Deep roots: We wear some songs out (just as we have to stop watching some favorite films before the magic’s fully eroded). That being said, there are pieces we treasure more or less permanently. Sometimes it’s just moments in songs—they transcend the deadening effect of overexposure, they still give shivers, even now.
For me: Michael Brecker’s sax solo taking flight in the middle of Paul Simon’s “Still Crazy After All These Years,” the opening four bars of “Sgt. Pepper’s . . .”; the incendiary clarinet that launches “Rhapsody in Blue.” Etc. Etc. It might even be one or two chords—Keith Richards’ opening hook on “Start Me Up” or Michael McDonald’s delicious Fm6/overG that begins “Takin’ It To the Streets” or the much-analyzed/still mysterious clusterfuck of sound that announces “A Hard Day’s Night.”
. . . always kinda meant to get around to: The way 1831 got me to read Victor Hugo’s, Notre-Dame de Paris (aka The Hunchback of Notre-Dame) . . . or 1881, Portrait of a Lady (now in my personal Hall of Fame).

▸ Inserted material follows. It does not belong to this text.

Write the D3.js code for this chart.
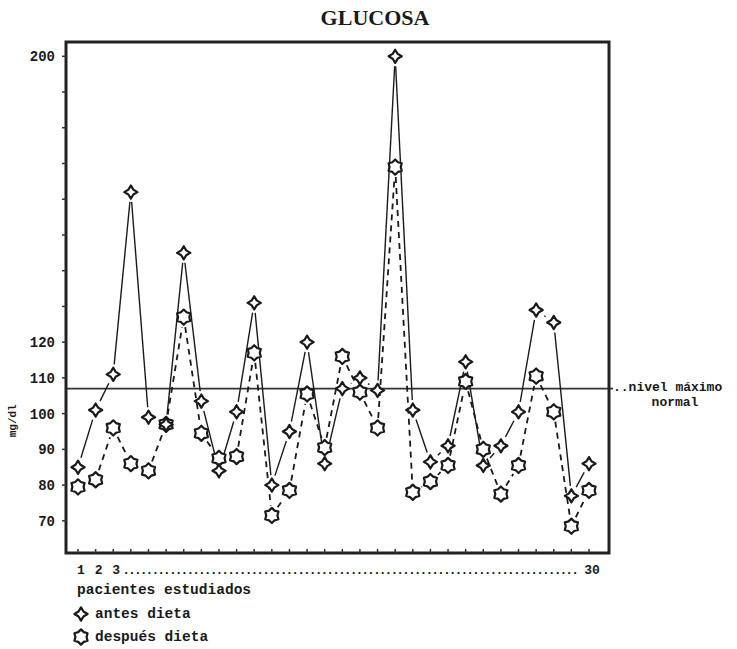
<!DOCTYPE html>
<html><head><meta charset="utf-8">
<script src="https://cdn.jsdelivr.net/npm/d3@7"></script>
<style>body{margin:0;background:#fff}</style>
</head><body>
<svg id="c" width="737" height="649"></svg>
<script>
// ---- data ----
const title = "GLUCOSA";
const patients = d3.range(1, 31);
const antes = [85, 101, 111, 162, 99, 97, 145, 103.5, 84, 100.5, 131, 80, 95, 120, 86, 107, 110, 106.5, 200, 101, 86.5, 91, 114.5, 85.5, 91, 100.5, 129, 125.5, 77, 86];
const despues = [79.5, 81.5, 96, 86, 84, 97, 127, 94.5, 87.5, 88, 117, 71.5, 78.5, 105.5, 90.5, 116, 106, 96, 169, 78, 81, 85.5, 109, 90, 77.5, 85.5, 110.5, 100.5, 68.5, 78.5];
const yTickValues = [70, 80, 90, 100, 110, 120, 130, 140, 150, 160, 170, 180, 190, 200];
const yLabelValues = [70, 80, 90, 100, 110, 120, 200];
const xLabelValues = [1, 2, 3, 30];
const refLevel = 107;
const yUnit = "mg/dl";
const xTitle = "pacientes estudiados";
const refLabel1 = "..nivel máximo";
const refLabel2 = "normal";
const legendLabels = ["antes dieta", "después dieta"];

// ---- layout ----
const svg = d3.select("#c");
const L = 66, R = 609, T = 42, B = 553;
const x = d3.scaleLinear().domain([1, 30]).range([78, 589]);
const y = d3.scaleLinear().domain([61, 204]).range([B, T]);
const mono = "'Liberation Mono','DejaVu Sans Mono',monospace";
const ink = "#1a1a1a";

// title
svg.append("text").attr("x", 375).attr("y", 25).attr("text-anchor", "middle")
  .attr("font-family", "'Liberation Serif','Times New Roman',serif").attr("font-weight", "bold")
  .attr("font-size", 22).attr("fill", ink).text(title);

// reference line
svg.append("line").attr("x1", L).attr("x2", R + 4).attr("y1", y(refLevel)).attr("y2", y(refLevel))
  .attr("stroke", "#333").attr("stroke-width", 1.6);
svg.append("text").attr("x", R + 4).attr("y", y(refLevel) + 2).attr("font-family", mono)
  .attr("font-weight", "bold").attr("font-size", 13).attr("fill", ink).text(refLabel1);
svg.append("text").attr("x", 675).attr("y", y(refLevel) + 17).attr("text-anchor", "middle").attr("font-family", mono)
  .attr("font-weight", "bold").attr("font-size", 13).attr("fill", ink).text(refLabel2);

// segments with gaps
function segs(vals, gap) {
  const out = [];
  for (let i = 0; i < vals.length - 1; i++) {
    const x1 = x(patients[i]), y1 = y(vals[i]), x2 = x(patients[i + 1]), y2 = y(vals[i + 1]);
    const dx = x2 - x1, dy = y2 - y1, len = Math.hypot(dx, dy);
    if (len <= 2 * gap) continue;
    const ux = dx / len, uy = dy / len;
    out.push([x1 + ux * gap, y1 + uy * gap, x2 - ux * gap, y2 - uy * gap]);
  }
  return out;
}
svg.append("g").selectAll("line").data(segs(despues, 10)).join("line")
  .attr("x1", d => d[0]).attr("y1", d => d[1]).attr("x2", d => d[2]).attr("y2", d => d[3])
  .attr("stroke", ink).attr("stroke-width", 1.8).attr("stroke-dasharray", "6,5");
svg.append("g").selectAll("line").data(segs(antes, 10)).join("line")
  .attr("x1", d => d[0]).attr("y1", d => d[1]).attr("x2", d => d[2]).attr("y2", d => d[3])
  .attr("stroke", ink).attr("stroke-width", 1.4);

// marker shapes
function starPath(n, ro, ri) {
  const pts = [];
  for (let k = 0; k < 2 * n; k++) {
    const a = -Math.PI / 2 + k * Math.PI / n;
    const r = k % 2 === 0 ? ro : ri;
    pts.push([r * Math.cos(a), r * Math.sin(a)]);
  }
  return "M" + pts.map(p => p[0].toFixed(2) + "," + p[1].toFixed(2)).join("L") + "Z";
}
const crossPath = starPath(4, 6.6, 3.5);
const hexPath = starPath(6, 7.6, 5.6);

svg.append("g").selectAll("path").data(despues).join("path")
  .attr("d", hexPath).attr("transform", (d, i) => `translate(${x(patients[i])},${y(d)})`)
  .attr("fill", "#fff").attr("stroke", ink).attr("stroke-width", 2.2).attr("stroke-linejoin", "round");
svg.append("g").selectAll("path").data(antes).join("path")
  .attr("d", crossPath).attr("transform", (d, i) => `translate(${x(patients[i])},${y(d)})`)
  .attr("fill", "#fff").attr("stroke", ink).attr("stroke-width", 2.2).attr("stroke-linejoin", "round");

// frame
svg.append("rect").attr("x", L).attr("y", T).attr("width", R - L).attr("height", B - T)
  .attr("fill", "none").attr("stroke", "#222").attr("stroke-width", 3);

// y ticks & labels
svg.append("g").selectAll("line").data(yTickValues).join("line")
  .attr("x1", L - 4).attr("x2", L).attr("y1", d => y(d)).attr("y2", d => y(d))
  .attr("stroke", "#333").attr("stroke-width", 1.5);
svg.append("g").selectAll("text").data(yLabelValues).join("text")
  .attr("x", 55).attr("y", d => y(d) + 5).attr("text-anchor", "end")
  .attr("font-family", mono).attr("font-weight", "bold").attr("font-size", 14).attr("fill", ink)
  .text(d => d);
svg.append("text").attr("transform", `translate(16,${y(98)}) rotate(-90)`).attr("text-anchor", "middle")
  .attr("font-family", mono).attr("font-weight", "bold").attr("font-size", 11).attr("fill", ink).text(yUnit);

// x ticks
svg.append("g").selectAll("line").data(patients).join("line")
  .attr("x1", d => x(d)).attr("x2", d => x(d)).attr("y1", B).attr("y2", B - 4)
  .attr("stroke", "#333").attr("stroke-width", 1.5);
svg.append("g").selectAll("text").data(xLabelValues).join("text")
  .attr("x", d => x(d) + 3).attr("y", 574).attr("text-anchor", "middle")
  .attr("font-family", mono).attr("font-weight", "bold").attr("font-size", 13).attr("fill", ink).text(d => d);
const dotStart = x(3) + 9, dotEnd = x(30) - 10;
svg.append("text").attr("x", dotStart).attr("y", 574)
  .attr("font-family", mono).attr("font-weight", "bold").attr("font-size", 13).attr("fill", ink)
  .attr("textLength", dotEnd - dotStart).attr("lengthAdjust", "spacing").text(".".repeat(78));

svg.append("text").attr("x", 77).attr("y", 594).attr("font-family", mono).attr("font-weight", "bold")
  .attr("font-size", 14.5).attr("fill", ink).text(xTitle);

// legend
const legPaths = [crossPath, hexPath];
const lg = svg.append("g").selectAll("g").data(legendLabels).join("g")
  .attr("transform", (d, i) => `translate(81,${614 + i * 23})`);
lg.append("path").attr("d", (d, i) => legPaths[i]).attr("fill", "#fff").attr("stroke", ink)
  .attr("stroke-width", 2.2).attr("stroke-linejoin", "round");
lg.append("text").attr("x", 14).attr("y", 4).attr("font-family", mono).attr("font-weight", "bold")
  .attr("font-size", 14.5).attr("fill", ink).text(d => d);
</script>
</body></html>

Extra Credit: I’ll stop before this gets too ornate/diffuse. But haven’t you read books from similar points in, say, the 19th C., and thought one seriously dated—in prose style and/or attitudes—while the other, as we sometimes say, “could’ve been written yesterday”? Or what if a musician or writer is consciously rejecting the vibe of the day?
Dark Side of the Moon has resonated with me forever—well, since the 80s when I was a teen. “Brain Damage” always fascinated me, particularly the laugh. And then ironically, ten years later I was diagnosed with bipolar disorder, and the song held more meaning.
In lighter news, Long Island and Heaven and Earth Grocery Store are on my TBR. I’m participating in a summer reading challenge being held by my grad school alma mater, and Heaven and Earth fits one of the prompts.